OCTOBER 21, 1946
HYDE PARK, Sunday—Friday night I saw the first play that I have been to for months, and I thoroughly enjoyed it. Jose Ferrer is a good Cyrano de Bergerac, and the whole cast supports him well. I think the staging done by Melchor G. Ferrer is charming; and while Brian Hooker's version of Rostand's play can never have for me quite the charm of the French words, still it is a remarkably good translation.
I had rather dreaded going because, in my student days, I had seen Coquelin do the part in Paris. It made an unforgettable impression upon me, and when I have heard of other people doing the part I have always refrained from going. My guests that night were anxious to see this revival of Cyrano, however, and I am not sorry that I went.

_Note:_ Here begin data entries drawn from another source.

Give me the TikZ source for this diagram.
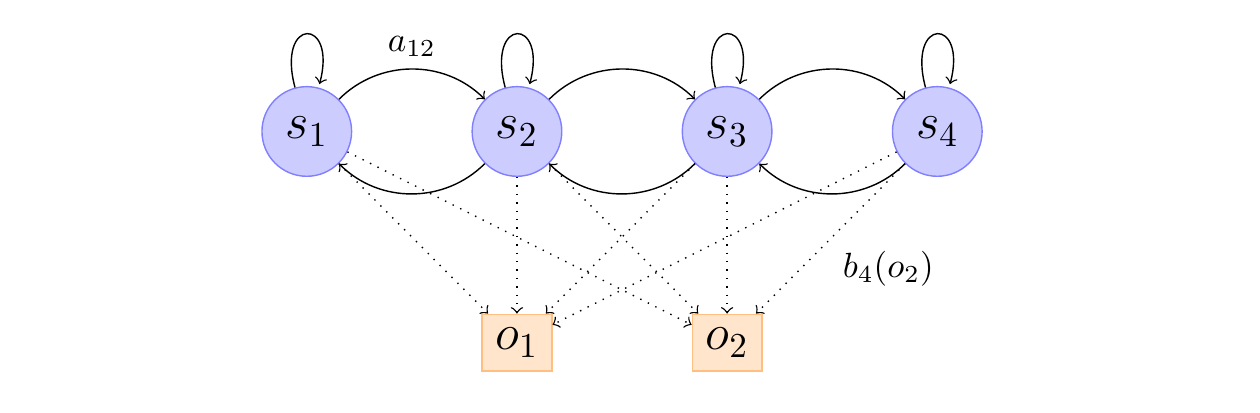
\documentclass[tikz,border=0pt]{standalone}
\begin{document}
\begin{tikzpicture}[->, auto]
    \tikzset{state/.style={circle, draw=blue!50, fill=blue!20, minimum size=0.9cm, inner sep=1pt, font=\Large},
             obs/.style={rectangle, draw=orange!50, fill=orange!20, minimum width=0.7cm, minimum height=0.57cm, inner sep=1pt, font=\Large}}
    \useasboundingbox (-3.08,-2.82) rectangle (9.57,1.32);
    % hidden states
    \foreach \i in {1,...,4}
        \node [state] (s\i) at ({2.11*(\i-1)},0) {$s_\i$};
    % observations
    \node [obs] (o1) at (2.11,-2.12) {$o_1$};
    \node [obs] (o2) at (4.22,-2.12) {$o_2$};
    % transitions
    \path (s1) edge [loop above] (s1)
               edge [bend left=45] node {$a_{12}$} (s2)
          (s2) edge [loop above] (s2)
               edge [bend left=45] (s1)
               edge [bend left=45] (s3)
          (s3) edge [loop above] (s3)
               edge [bend left=45] (s2)
               edge [bend left=45] (s4)
          (s4) edge [loop above] (s4)
               edge [bend left=45] (s3);
    % emissions
    \foreach \i in {1,...,3}
        \draw [dotted] (s\i) -- (o1);
    \foreach \i in {1,...,3}
        \draw [dotted] (s\i) -- (o2);
    \draw [dotted] (s4) -- (o1);
    \draw [dotted] (s4) -- node {$b_4(o_2)$} (o2);
\end{tikzpicture}
\end{document}
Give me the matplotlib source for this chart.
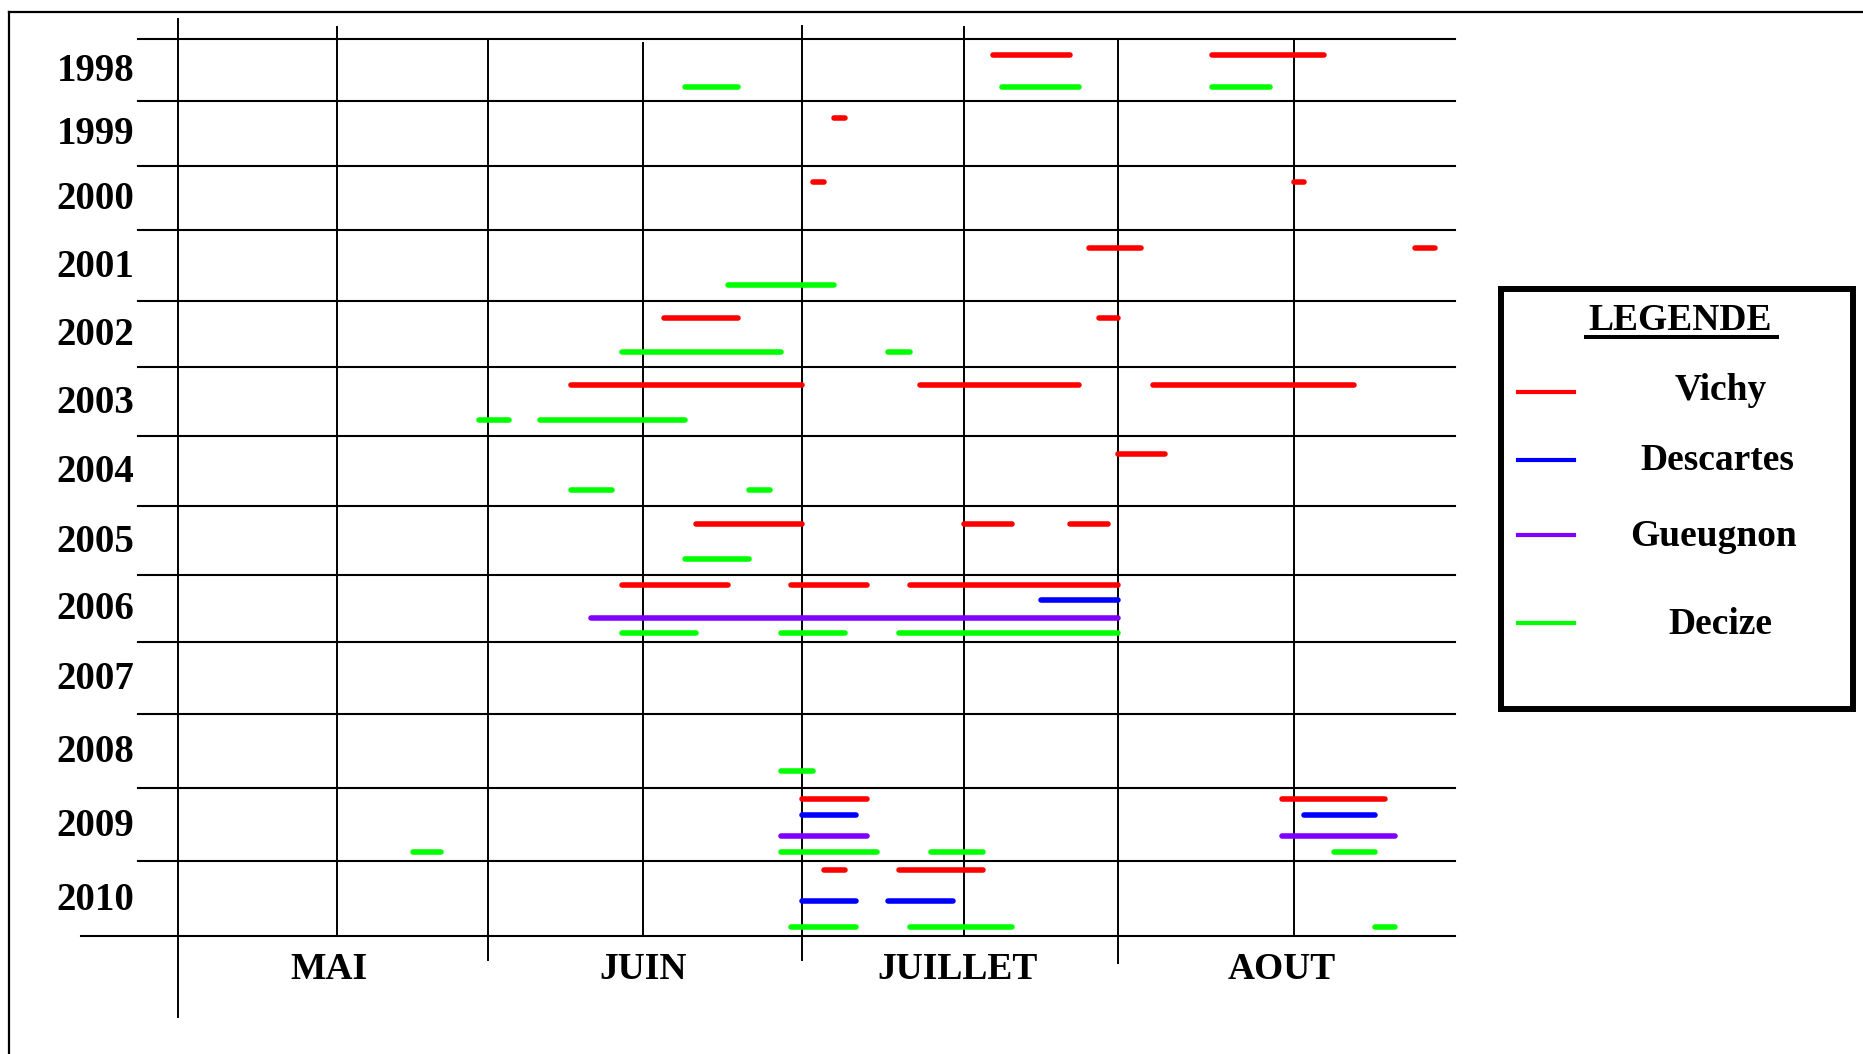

Curious how seeing again a play of this kind will take you back to what has always seemed to me the very greatest days of the theatre. I was telling some of my children not long ago that I could remember Duse in La Dame aux Camelias! One of my greatest thrills as a youngster was being taken backstage to meet her after the play. I was so young, the play probably had little meaning for me; but the impact of her charm and personality has never faded.
I can remember Sarah Bernhardt when she was at her height in Paris. I can remember Mounet–Sully in Oedipus Rex when he was going blind and the whole audience at the Comedie Francaise rose to cheer him at the end of his performance. I was in the top gallery, which seemed to make more noise than any other part of the theater, and I had never seen an audience demonstrate so enthusiastically.
Perhaps it is the rosy glasses of youth that make you feel sometimes that those were the greatest days of the theatre, and that we have few actors today who can stand on an equal basis with those earlier performers. Katharine Cornell is the greatest of the American actresses I know today—at least, I have been more deeply stirred by her than by any of the others. We have many competent, charming, gifted men and women on the stage, and I owe many of them a deep debt of gratitude for the hours of interest and pleasure which they have given me. But possibly they, too, if they were old enough, would agree that the names I have mentioned will stand out in theatrical history.
The great movie actors and actresses never seem to me to have the same opportunity for expression that the actors and actresses in a real play have. The director comes between you and the personality of those who appear on the screen. No matter how able he is, he can never produce the effect achieved by the actor who is actually living a part and putting it across the footlights to you in the audience. My own criterion of success has always been the ability to make the audience live the play while the curtain is up.